What makes New Domesticity “new”?
New Domesticity, the way I define it, is the re-embrace of old-fashioned domesticity by people who have the means and the wherewithal to not be doing this stuff if they didn't want to...These are people who are embracing this out of choice, because of environmentalist, political, or at the very least philosophical motivations.
What's wrong with retreating to the home? How is that potentially damaging to women?
The danger is that we want to have women in public life as much as we have men in public life, and if women are retreating, pulling back their participation in the workforce because the workforce is not meeting their needs, then the workforce needs to meet women's needs. I think this is a sign that something needs to be done...
You’re very respectful of all the subcultures that you venture into, but I can also sense your discomfort at different times in the book. Were you ever particular disturbed or disheartened?

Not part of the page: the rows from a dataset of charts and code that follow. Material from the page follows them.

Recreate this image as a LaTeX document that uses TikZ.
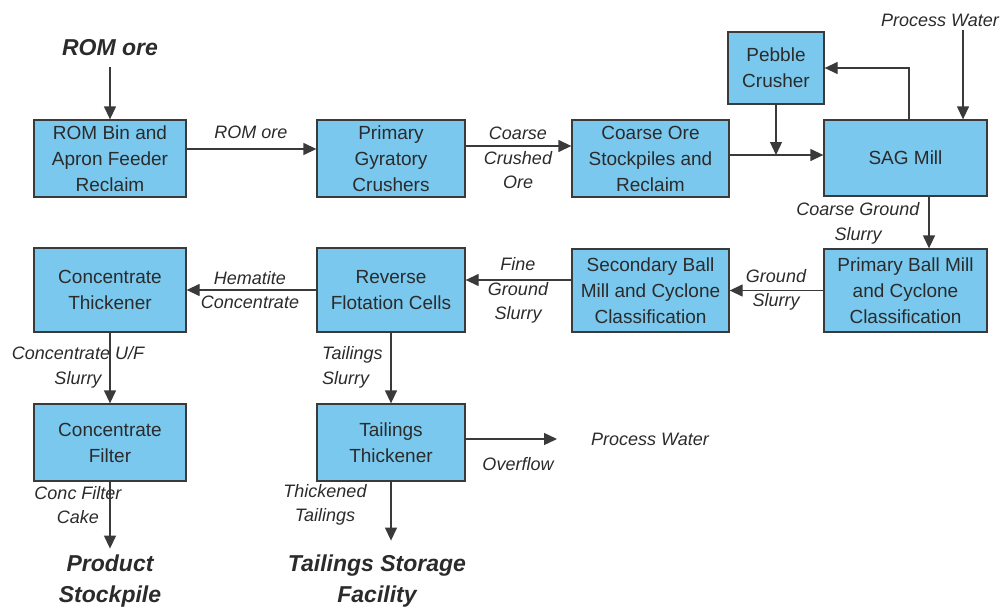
\documentclass[tikz,border=0pt]{standalone}
\usepackage{fontspec}
\setmainfont{Liberation Sans}
\usetikzlibrary{arrows.meta,calc}
\definecolor{boxfill}{HTML}{7AC8EE}
\definecolor{boxline}{HTML}{3A3A3A}
\definecolor{txt}{HTML}{2B2B2B}
\tikzset{
  box/.style={draw=boxline, fill=boxfill, line width=1.3pt, align=center, text=txt,
    font=\fontsize{19}{26}\selectfont, inner sep=0pt},
  lbl/.style={align=center, text=txt, font=\fontsize{18}{24.5}\selectfont\itshape, inner sep=0pt},
  ttl/.style={align=center, text=txt, font=\fontsize{23}{31}\selectfont\bfseries\itshape, inner sep=0pt},
  arr/.style={draw=boxline, line width=1.3pt, -{Triangle[length=13pt,width=12pt]}},
  ln/.style={draw=boxline, line width=1.3pt}
}
\begin{document}
\begin{tikzpicture}[x=1pt,y=-1pt]
\useasboundingbox (0,0) rectangle (1004,610);
% boxes
\node[box, minimum width=152pt, minimum height=77pt] (rom) at (110,158.5) {ROM Bin and\\Apron Feeder\\Reclaim};
\node[box, minimum width=148pt, minimum height=77pt] (pgc) at (391,158.5) {Primary\\Gyratory\\Crushers};
\node[box, minimum width=157pt, minimum height=77pt] (cos) at (650.5,158.5) {Coarse Ore\\Stockpiles and\\Reclaim};
\node[box, minimum width=96pt, minimum height=72pt] (peb) at (776,68) {Pebble\\Crusher};
\node[box, minimum width=163pt, minimum height=76pt] (sag) at (905.5,158) {SAG Mill};
\node[box, minimum width=163pt, minimum height=83pt] (pbm) at (905.5,290.5) {Primary Ball Mill\\and Cyclone\\Classification};
\node[box, minimum width=157pt, minimum height=83pt] (sbm) at (650.5,290.5) {Secondary Ball\\Mill and Cyclone\\Classification};
\node[box, minimum width=148pt, minimum height=84pt] (rfc) at (391,290) {Reverse\\Flotation Cells};
\node[box, minimum width=152pt, minimum height=84pt] (cth) at (110,290) {Concentrate\\Thickener};
\node[box, minimum width=152pt, minimum height=77pt] (cfi) at (110,442.5) {Concentrate\\Filter};
\node[box, minimum width=148pt, minimum height=77pt] (tth) at (391,442.5) {Tailings\\Thickener};
% titles
\node[ttl] (romore) at (110,48) {ROM ore};
\node[ttl] (prod) at (110,581) {Product\\Stockpile};
\node[ttl] (tsf) at (377,581) {Tailings Storage\\Facility};
\node[lbl] (pw1) at (940,20) {Process Water};
\node[lbl] (pw2) at (650,439) {Process Water};
% labels
\node[lbl] at (251,132) {ROM ore};
\node[lbl] at (518,158) {Coarse\\Crushed\\Ore};
\node[lbl] at (858,223.5) {Coarse Ground\\Slurry};
\node[lbl] at (776,290) {Ground\\Slurry};
\node[lbl] at (518,290.5) {Fine\\Ground\\Slurry};
\node[lbl] at (250,290) {Hematite\\Concentrate};
\node[lbl] at (78,367.5) {Concentrate U/F\\Slurry};
\node[lbl, align=left, anchor=west] at (322,367.5) {Tailings\\Slurry};
\node[lbl] at (78,505) {Conc Filter\\Cake};
\node[lbl] at (325,505) {Thickened\\Tailings};
\node[lbl] at (518,464) {Overflow};
% connectors
\draw[arr] ([yshift=-11pt]romore.south) -- (rom.north);
\draw[arr] ([yshift=9.5pt]rom.east) -- ([yshift=9.5pt]pgc.west);
\draw[arr] ([yshift=12.5pt]pgc.east) -- ([yshift=12.5pt]cos.west);
\coordinate (j) at (776,155);
\draw[arr] ([yshift=3.5pt]cos.east) -- ([yshift=3pt]sag.west);
\draw[arr] (peb.south) -- (j);
\draw[arr] ([xshift=3.5pt]sag.north) |- (peb.east);
\draw[arr] ([xshift=23pt,yshift=-4pt]pw1.south) -- ([xshift=57.5pt]sag.north);
\draw[arr] ([xshift=23.5pt]sag.south) -- ([xshift=23.5pt]pbm.north);
\draw[arr] (pbm.west) -- (sbm.east);
\draw[arr] ([yshift=10.5pt]sbm.west) -- ([yshift=10pt]rfc.east);
\draw[arr] (rfc.west) -- (cth.east);
\draw[arr] (cth.south) -- (cfi.north);
\draw[arr] (rfc.south) -- (tth.north);
\draw[arr] (cfi.south) -- ([yshift=6pt]prod.north);
\draw[arr] (tth.south) -- ([yshift=14pt]tth.south |- tsf.north);
\coordinate (pwend) at (557,439);
\draw[arr] ([yshift=3.5pt]tth.east) -- (pwend);
\end{tikzpicture}
\end{document}
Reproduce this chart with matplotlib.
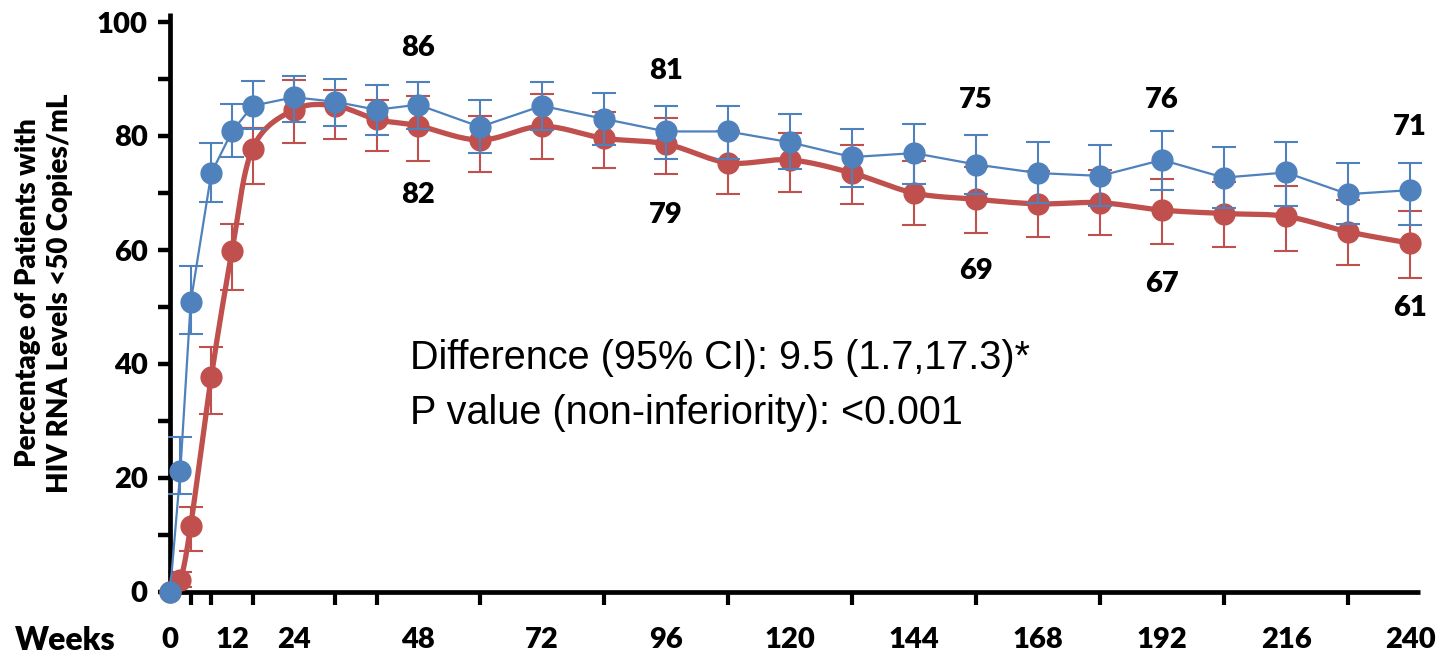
import numpy as np
import matplotlib
matplotlib.use('Agg')
import matplotlib.pyplot as plt

# DATA
weeks = [0, 2, 4, 8, 12, 16, 24, 32, 40, 48, 60, 72, 84, 96, 108, 120,
         132, 144, 156, 168, 180, 192, 204, 216, 228, 240]

blue = [0, 21.2, 50.8, 73.5, 80.8, 85.3, 86.8, 86.0, 84.6, 85.5, 81.6, 85.3,
        83.0, 80.8, 80.8, 78.9, 76.3, 77.0, 75.0, 73.5, 73.0, 75.8, 72.7,
        73.6, 69.8, 70.5]
blue_hi = [0, 27.2, 57.2, 78.8, 85.6, 89.6, 90.5, 90.0, 88.9, 89.5, 86.3, 89.4,
           87.6, 85.3, 85.3, 83.9, 81.3, 82.1, 80.2, 79.0, 78.5, 80.9, 78.1,
           79.0, 75.2, 75.3]
blue_lo = [0, 17.2, 45.3, 68.5, 76.3, 81.2, 82.5, 81.7, 80.2, 81.2, 77.1, 81.1,
           78.5, 75.9, 75.9, 74.2, 71.1, 71.6, 69.9, 68.3, 67.8, 70.6, 67.3,
           67.8, 64.6, 64.4]

red = [0, 2.1, 11.6, 37.8, 59.8, 77.8, 84.6, 85.3, 82.9, 81.8, 79.3, 81.7,
       79.6, 78.6, 75.3, 75.8, 73.5, 70.0, 68.9, 68.1, 68.3, 67.0, 66.4,
       65.9, 63.2, 61.2]
red_hi = [0, 3.5, 15.0, 42.9, 64.5, 81.4, 89.8, 88.1, 86.3, 87.0, 83.5, 87.3,
          84.2, 83.2, 80.8, 80.5, 78.5, 75.6, 74.5, 73.8, 74.0, 72.4, 72.0,
          71.2, 68.8, 66.8]
red_lo = [0, 0.8, 7.2, 31.2, 53.0, 71.5, 78.8, 79.5, 77.4, 75.7, 73.7, 76.0,
          74.3, 73.3, 69.9, 70.2, 68.0, 64.3, 62.9, 62.2, 62.7, 61.1, 60.6,
          59.9, 57.4, 55.1]

label_weeks = [48, 96, 156, 192, 240]
blue_labels = ['86', '81', '75', '76', '71']
red_labels = ['82', '79', '69', '67', '61']

tick_weeks = [0, 12, 24, 48, 72, 96, 120, 144, 168, 192, 216, 240]
minor_weeks = [4, 8, 12, 16, 24, 32, 40, 48, 60, 72, 84, 96, 108, 120, 132,
               144, 156, 168, 180, 192, 204, 216, 228, 240]

BLUE = '#4F81BD'
RED = '#C0504D'
BOLD = 'Lato'


def smooth_curve(xs, ys, n=30):
    ''' Excel-style smoothed line (Bezier with 1/6 neighbour handles) '''
    pts = np.column_stack([xs, ys]).astype(float)
    pts = np.vstack([pts[0], pts, pts[-1]])
    t = np.linspace(0, 1, n)[:, None]
    out = []
    for i in range(1, len(pts) - 2):
        p0, p1, p2, p3 = pts[i - 1], pts[i], pts[i + 1], pts[i + 2]
        c1 = p1 + (p2 - p0) / 6
        c2 = p2 - (p3 - p1) / 6
        seg = (1 - t)**3 * p1 + 3 * (1 - t)**2 * t * c1 + 3 * (1 - t) * t**2 * c2 + t**3 * p2
        out.append(seg)
    return np.vstack(out)


W, H = 1445, 657
fig = plt.figure(figsize=(W / 100, H / 100), dpi=100)
px_week = 1240 / 240
xmax = 242
ax = fig.add_axes([170 / W, (H - 592) / H, xmax * px_week / W, 570 / H])

# red series: thick smoothed line
curve = smooth_curve(weeks, red)
ax.plot(curve[:, 0], curve[:, 1], color=RED, lw=3.8, clip_on=False, zorder=2)
r = np.array(red)
ax.errorbar(weeks[1:], red[1:],
            yerr=[r[1:] - np.array(red_lo[1:]), np.array(red_hi[1:]) - r[1:]],
            fmt='none', ecolor=RED, elinewidth=1.5, capsize=8.5, capthick=1.5,
            clip_on=False, zorder=2)
ax.plot(weeks, red, 'o', color=RED, ms=15, mec=RED, clip_on=False, zorder=3)

# blue series: thin straight line
b = np.array(blue)
ax.plot(weeks, blue, color=BLUE, lw=1.6, clip_on=False, zorder=4)
ax.errorbar(weeks[1:], blue[1:],
            yerr=[b[1:] - np.array(blue_lo[1:]), np.array(blue_hi[1:]) - b[1:]],
            fmt='none', ecolor=BLUE, elinewidth=1.5, capsize=8.5, capthick=1.5,
            clip_on=False, zorder=4)
ax.plot(weeks, blue, 'o', color=BLUE, ms=15, mec=BLUE, clip_on=False, zorder=5)

# axes
ax.set_xlim(0, xmax)
ax.set_ylim(0, 100)
for s in ['top', 'right']:
    ax.spines[s].set_visible(False)
for s in ['left', 'bottom']:
    ax.spines[s].set_linewidth(3.4)
    ax.spines[s].set_capstyle('butt')
ax.spines['left'].set_bounds(0, 101.5)

ax.set_yticks(range(0, 101, 20))
ax.set_yticks(range(10, 100, 20), minor=True)
ax.tick_params(axis='y', which='major', direction='out', length=9, width=3.2, pad=7)
ax.tick_params(axis='y', which='minor', direction='out', length=9, width=3.2)
ax.set_xticks(tick_weeks)
ax.set_xticks(minor_weeks, minor=True)
ax.tick_params(axis='x', which='minor', direction='out', length=9, width=3)
ax.tick_params(axis='x', which='major', length=0, pad=25)
for lab in ax.get_xticklabels() + ax.get_yticklabels():
    lab.set_fontfamily(BOLD)
    lab.set_fontweight('heavy')
    lab.set_fontsize(21)

ax.set_ylabel('Percentage of Patients with\nHIV RNA Levels <50 Copies/mL',
              fontfamily=BOLD, fontweight='heavy', fontsize=20,
              linespacing=1.3)
ax.yaxis.set_label_coords(-0.0776, 0.5246)
fig.text(15 / W, 1 - 640 / H, 'Weeks', fontfamily=BOLD, fontweight='heavy',
         fontsize=23, ha='left', va='center')

# value labels
blue_label_y = [95.4, 91.4, 86.3, 86.3, 81.6]
red_label_y = [69.6, 66.1, 56.3, 54.0, 49.8]
for wk, t, y in zip(label_weeks, blue_labels, blue_label_y):
    ax.text(wk, y, t, ha='center', va='center', fontfamily=BOLD,
            fontweight='heavy', fontsize=21)
for wk, t, y in zip(label_weeks, red_labels, red_label_y):
    ax.text(wk, y, t, ha='center', va='center', fontfamily=BOLD,
            fontweight='heavy', fontsize=21)

fig.text(410 / W, 1 - 358 / H, 'Difference (95% CI): 9.5 (1.7,17.3)*',
         fontfamily='Liberation Sans', fontsize=28.5, ha='left', va='center')
fig.text(410 / W, 1 - 413 / H, 'P value (non-inferiority): <0.001',
         fontfamily='Liberation Sans', fontsize=28.5, ha='left', va='center')

fig.savefig('out.png', dpi=100)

There were two things. One was that a number of people I talked to seemed to have a skewed idea of what the feminist movement was. That is completely understandable, because the feminist movement is wrongly portrayed pretty much everywhere. So I think it's understandable why women now are like, “Oh yeah, feminists, they said everyone had to get a job, and that ruined home cooking, and they disrespected stay-at-home moms.” And that’s just—that's not accurate. It’s disheartening that so many people have been fed that wrong portrayal of feminism. That bugs me. And two, I was bugged by—a lot of this New Domesticity is very worshipful of all things it considers “natural.” And that can be anti-intellectual, and it can be, as I point out in the chapter about parenting, even dangerous when it comes to health and food stuff. The number one thing that bugs me is the anti-vaccine people. Again, it's understandable how they reach those conclusions, because there's so much cultural valorizing of the natural. You go into the grocery store and they're talking about “natural” and “unnatural,” and you have idiots on TV that are Oprah’s gurus or whatever questioning mainstream medicine, and people get it in their heads that it's good to be skeptical about medicine, that it's good to have a DIY attitude to your own health. Which to some extent it is—it’s good to be informed. But it goes way too far.
One of the most surprising conclusions you came to was that while New Domesticity seemed to be associated with privilege, it was ultimately affiliated more with middle class culture than wealthy culture.
My feeling was that people who are actually members of the elite don’t need to be doing this stuff...There are just less problems navigating work-life issues when you're a member of the super-elite. It was mostly a movement of people that were middle class and that were feeling really stuck, feeling unable to balance work and life stuff, and feeling dissatisfied with their job opportunities.
There’s a term called "values stretch." It means making a choice under duress, and then back-narrating it in order to show how you always wanted to make that decision.
That's absolutely true. There's a degree to which this New Domesticity helps people justify and feel good about the choices that they basically had to make. A lot of women are pushed out of the workforce, and nobody wants to feel like they're a pawn, nobody wants to feel like they don't have any power. I think a lot of the talk of opting out is more about being pushed out by some combination of forces. Women are encouraged to take that on, and say it was just their choice, which is something that benefits the corporations. If women are just choosing this, they don't have to work harder to make better policies to keep them in the workplace.
You end the book with a list of recommendations. I wish you would just touch on the most important ones to you.
The important ones to me are, one, to continue to encourage men in the domestic realm and encourage men into more equal, sharing relationships in the home. Because women are fully encouraged to go for it in the workplace, and I think there's less encouragement of men to take on traditionally feminine roles. There’s a lot of bluster about the "new stay-at-home dad", but stay-at-home dads are only 3% of all stay-at-home parents. I think stay-at-home dads still face a lot of sexist prejudice, and that needs to stop. And then, two, rather than retreating entirely, just beating on corporate culture to change. Because people need jobs. Most people can't not have jobs. Most women are going to work, most women want to work. And I think the corporate culture is waking up to this somewhat, but I think we need to keep beating on that. And then governmental policies. I still want to see universal daycare.